Swing Left has set up what it calls District Funds: pots of money that get donated to the Democratic nominee in a targeted race, whoever he or she is, as soon as that candidate wins the primary. So far they’ve raised nearly $4 million for the project from over 61,000 individual contributions. Says Todras-Whitehill: “It’s like a Kickstarter, but for districts.”

This fundraising strategy has even spurred some Democrats who are competing against one another to come together and raise money that could wind up in the coffers of their primary opponents. A local group in Virginia’s 10th District is hosting a “Better President’s Day” fundraiser to raise money for the eventual Democratic nominee challenging GOP Rep. Barbara Comstock; the event page says six Democratic primary candidates will be there. In Texas, a Dallas-area Swing Left group has already raised nearly $10,000 for a “Unity Fundraiser” for Democrats challenging Rep. Pete Sessions in Texas’s 32nd district. All seven primary candidates are scheduled to attend.

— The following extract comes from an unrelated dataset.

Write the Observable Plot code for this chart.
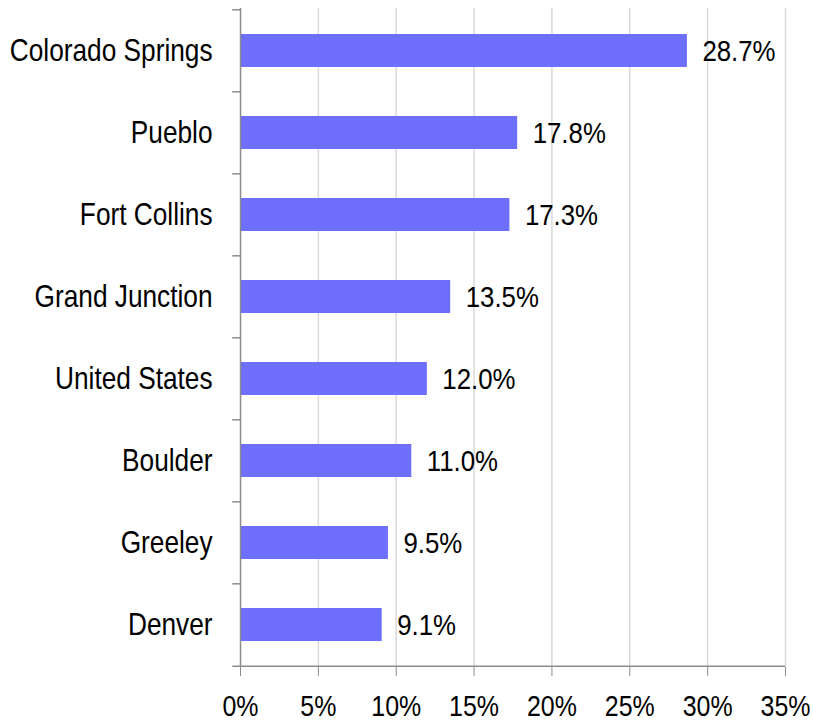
<!DOCTYPE html>
<html>
<head>
<meta charset="utf-8">
<script src="https://cdn.jsdelivr.net/npm/d3@7"></script>
<script src="https://cdn.jsdelivr.net/npm/@observablehq/plot@0.6"></script>
<style>
  html, body { margin: 0; padding: 0; background: #fff; }
  #chart svg { display: block; }
</style>
</head>
<body>
<div id="chart"></div>
<script>
const cities = ["Colorado Springs", "Pueblo", "Fort Collins", "Grand Junction", "United States", "Boulder", "Greeley", "Denver"];
const values = [28.7, 17.8, 17.3, 13.5, 12.0, 11.0, 9.5, 9.1];
const xTicks = [0, 5, 10, 15, 20, 25, 30, 35];

const data = cities.map((c, i) => ({city: c, value: values[i]}));
const fmt = d => d + "%";
const axisGray = "#8c8c8c";
const font = "'Liberation Sans', Arial, sans-serif";

const H = 722, mt = 8, mb = 55;
const halfStep = (H - mt - mb) / cities.length / 2;

const chart = Plot.plot({
  width: 813,
  height: H,
  marginLeft: 240,
  marginRight: 28,
  marginTop: mt,
  marginBottom: mb,
  style: {fontFamily: font, fontSize: "30px", color: "#000", background: "#fff"},
  x: {domain: [0, 35]},
  y: {domain: cities, paddingInner: 0.6, paddingOuter: 0.3},
  marks: [
    Plot.ruleX(xTicks.slice(1), {stroke: "#d9d9d9", strokeWidth: 1.5}),
    Plot.barX(data, {x: "value", y: "city", fill: "#6e6eff"}),
    Plot.ruleX([0], {stroke: axisGray, strokeWidth: 1.5}),
    Plot.ruleY(cities, {y: d => d, x1: -0.5, x2: 0, dy: -halfStep, stroke: axisGray, strokeWidth: 1.5}),
    Plot.ruleY([cities[cities.length - 1]], {y: d => d, x1: -0.5, x2: 35, dy: halfStep, stroke: axisGray, strokeWidth: 1.5}),
    Plot.axisX({ticks: xTicks, tickFormat: fmt, tickSize: 9, tickPadding: 19, stroke: axisGray, fill: "#000", fontSize: 29, label: null}),
    Plot.axisY({tickSize: 0, tickPadding: 28, fill: "#000", fontSize: 30.5, label: null}),
    Plot.text(data, {x: "value", y: "city", text: d => d.value.toFixed(1) + "%", textAnchor: "start", dx: 15, fontSize: 30, fill: "#000"})
  ]
});
document.getElementById("chart").appendChild(chart);

// Emulate a narrow (Arial Narrow–like) face by horizontally condensing glyphs
chart.querySelectorAll("text").forEach(t => {
  const targets = t.querySelectorAll("tspan").length ? t.querySelectorAll("tspan") : [t];
  targets.forEach(el => {
    const w = el.getComputedTextLength();
    if (w > 0) {
      el.setAttribute("textLength", (w * 0.86).toFixed(2));
      el.setAttribute("lengthAdjust", "spacingAndGlyphs");
    }
  });
});
</script>
</body>
</html>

“They all signed up as soon as we asked,” says Chris Ferguson, a real estate attorney who is organizing the Dallas event. “We’re lucky that we have a slate of really qualified candidates, but to be honest any Democrat that ends up being the nominee is far better than whatever Republican running.” Ferguson says the group asked the primary candidates not to give their stump speeches at the event, and to focus on their common goals instead.

Raising money for not-yet-nominated candidates isn’t a new idea. The progressive fundraising platform ActBlue has been raising money in “nominee funds” since 2004. But they normally attract only a trickle of donations. “It’s always been a hard sell,” says Erin Hill, executive director of ActBlue. “It’s hard to fundraise for a candidate who doesn’t exist.” Until Trump was elected, the most ActBlue had ever raised for nominee funds in an election cycle was roughly $116,000, which was distributed across 129 races during the 2008 cycle.

But last year, ActBlue, Swing Left and the liberal political group Daily Kos teamed up to raise money against Republican members of Congress who were voting to repeal the Affordable Care Act. Already ActBlue has raised $2.6 million in nominee funds from more than 66,000 contributors for the 2018 elections, which they’ll distribute to 252 races as soon as a Democrat is nominated. “I’ve never seen them take off like they’ve had this year,” says Hill of the nominee funds.

Democrats still have their work cut out for them in the money chase. The billionaire Koch brothers have pledged to spend $400 million on the midterms, and the Republican National Committee has raised twice as much as the DNC. Yet Democrats have outraised Republicans in a dozen competitive races for open seats analyzed by Bloomberg, and are also performing better with small donors, who gave $22.2 million to the DCCC in 2017, more than double the haul brought in by their GOP counterparts.

The new model of raising money for whichever candidate emerges from a primary might be most useful in regions like Southern California, where at least five Democrats apiece are already running to replace retiring Republicans Darrell Issa and Ed Royce. That will create packed primaries sure to drain coffers, dampen morale and cannibalize votes in a state where so-called “jungle primaries”—in which the top two finishers, regardless of party, run against one another in the general election—could help Republicans keep the seats.

“While Democrats fight with each other, Republicans will focus on fighting Democrats — and that’s how we plan to win,” said National Republican Congressional Committee Chairman Steve Stivers of the fight to replace Issa. “We look forward to facing whoever limps out of the Democrats’ battle royale: black and blue, and broke.”